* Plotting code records

====================

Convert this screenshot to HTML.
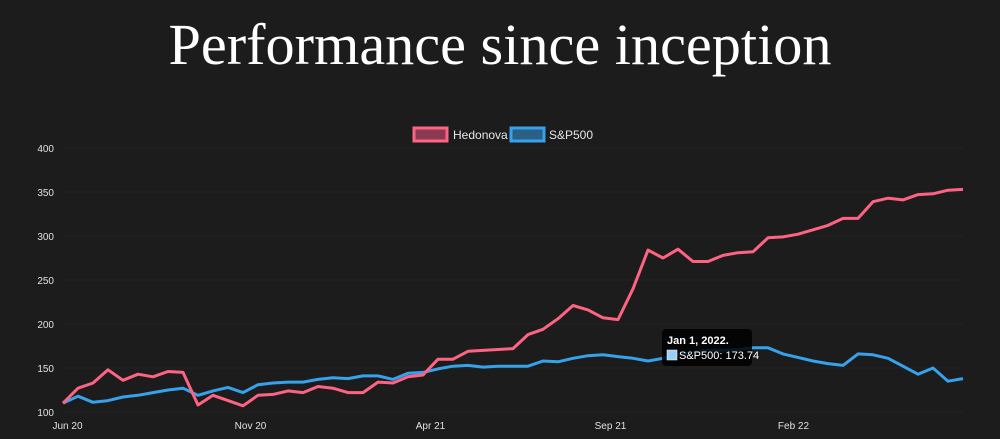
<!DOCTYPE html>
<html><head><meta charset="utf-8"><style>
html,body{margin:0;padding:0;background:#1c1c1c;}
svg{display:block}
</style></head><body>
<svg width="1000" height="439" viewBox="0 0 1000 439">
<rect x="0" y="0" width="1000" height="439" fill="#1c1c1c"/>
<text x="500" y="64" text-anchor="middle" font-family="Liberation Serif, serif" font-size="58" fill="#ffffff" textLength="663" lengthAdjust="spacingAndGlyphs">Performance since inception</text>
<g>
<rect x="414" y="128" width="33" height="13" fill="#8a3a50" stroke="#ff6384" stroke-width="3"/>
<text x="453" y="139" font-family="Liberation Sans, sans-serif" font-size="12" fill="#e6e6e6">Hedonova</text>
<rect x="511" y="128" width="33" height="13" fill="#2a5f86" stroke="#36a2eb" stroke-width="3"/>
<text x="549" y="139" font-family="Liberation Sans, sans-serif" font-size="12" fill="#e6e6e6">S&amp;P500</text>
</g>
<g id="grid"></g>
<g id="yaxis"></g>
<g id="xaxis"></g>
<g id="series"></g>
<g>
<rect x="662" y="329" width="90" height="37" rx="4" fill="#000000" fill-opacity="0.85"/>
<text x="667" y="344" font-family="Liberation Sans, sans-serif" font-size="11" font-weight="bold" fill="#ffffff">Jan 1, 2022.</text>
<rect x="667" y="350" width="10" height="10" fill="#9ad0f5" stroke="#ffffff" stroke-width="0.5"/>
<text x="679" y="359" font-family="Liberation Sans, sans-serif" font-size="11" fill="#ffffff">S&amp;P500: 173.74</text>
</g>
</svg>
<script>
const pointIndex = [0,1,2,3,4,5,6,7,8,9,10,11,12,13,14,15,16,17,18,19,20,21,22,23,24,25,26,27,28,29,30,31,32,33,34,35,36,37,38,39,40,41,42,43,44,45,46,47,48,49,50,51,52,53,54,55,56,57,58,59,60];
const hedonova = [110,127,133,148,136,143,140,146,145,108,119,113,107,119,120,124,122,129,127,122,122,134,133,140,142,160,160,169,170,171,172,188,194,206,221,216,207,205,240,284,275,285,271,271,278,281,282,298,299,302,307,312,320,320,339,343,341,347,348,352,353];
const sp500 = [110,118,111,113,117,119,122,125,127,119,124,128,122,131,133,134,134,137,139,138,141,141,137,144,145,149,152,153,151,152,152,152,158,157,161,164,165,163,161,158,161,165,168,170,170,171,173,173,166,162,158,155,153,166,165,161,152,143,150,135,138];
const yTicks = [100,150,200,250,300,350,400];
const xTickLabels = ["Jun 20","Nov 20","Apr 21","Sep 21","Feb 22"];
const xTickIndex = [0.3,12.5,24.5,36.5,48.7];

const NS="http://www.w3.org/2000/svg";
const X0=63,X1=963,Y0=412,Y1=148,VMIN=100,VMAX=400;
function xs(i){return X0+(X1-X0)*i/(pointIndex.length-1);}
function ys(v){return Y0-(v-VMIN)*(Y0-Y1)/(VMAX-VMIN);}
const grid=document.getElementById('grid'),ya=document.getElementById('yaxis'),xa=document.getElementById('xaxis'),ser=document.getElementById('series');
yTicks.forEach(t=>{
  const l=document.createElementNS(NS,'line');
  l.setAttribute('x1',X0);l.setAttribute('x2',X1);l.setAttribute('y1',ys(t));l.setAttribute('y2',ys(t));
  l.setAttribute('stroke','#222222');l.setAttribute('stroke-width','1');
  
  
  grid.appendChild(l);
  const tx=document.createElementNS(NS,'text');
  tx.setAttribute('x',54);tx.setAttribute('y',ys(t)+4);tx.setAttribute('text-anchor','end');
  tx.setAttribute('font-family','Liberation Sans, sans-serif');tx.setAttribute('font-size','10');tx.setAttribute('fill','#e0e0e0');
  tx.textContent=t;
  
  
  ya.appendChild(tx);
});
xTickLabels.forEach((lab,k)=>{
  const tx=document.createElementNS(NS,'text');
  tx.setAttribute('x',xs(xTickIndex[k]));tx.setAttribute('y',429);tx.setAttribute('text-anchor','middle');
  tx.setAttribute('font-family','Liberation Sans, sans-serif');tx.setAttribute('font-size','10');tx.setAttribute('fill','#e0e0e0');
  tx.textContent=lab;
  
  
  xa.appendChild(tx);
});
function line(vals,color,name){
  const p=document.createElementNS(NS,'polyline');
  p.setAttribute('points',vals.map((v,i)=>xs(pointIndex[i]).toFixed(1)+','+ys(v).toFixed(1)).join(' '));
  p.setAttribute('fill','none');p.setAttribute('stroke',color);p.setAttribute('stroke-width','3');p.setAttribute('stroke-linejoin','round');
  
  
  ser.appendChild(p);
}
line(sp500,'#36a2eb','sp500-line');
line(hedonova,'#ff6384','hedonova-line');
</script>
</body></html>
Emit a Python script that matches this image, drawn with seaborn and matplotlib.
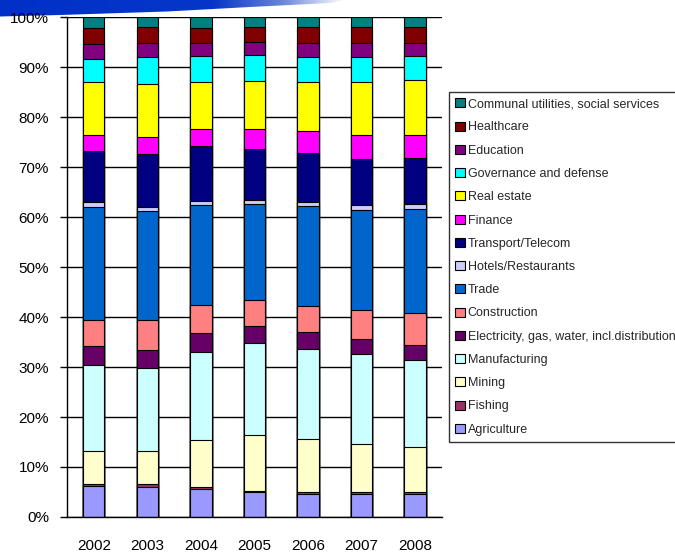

====================

* AIM OF THE EXERCISE
Gather all the lines that include the word "script" and copy them out.

* RESPONSE TO THIS EXERCISE
<script>
</script>
Emit a Python script that matches this image, drawn with seaborn and matplotlib.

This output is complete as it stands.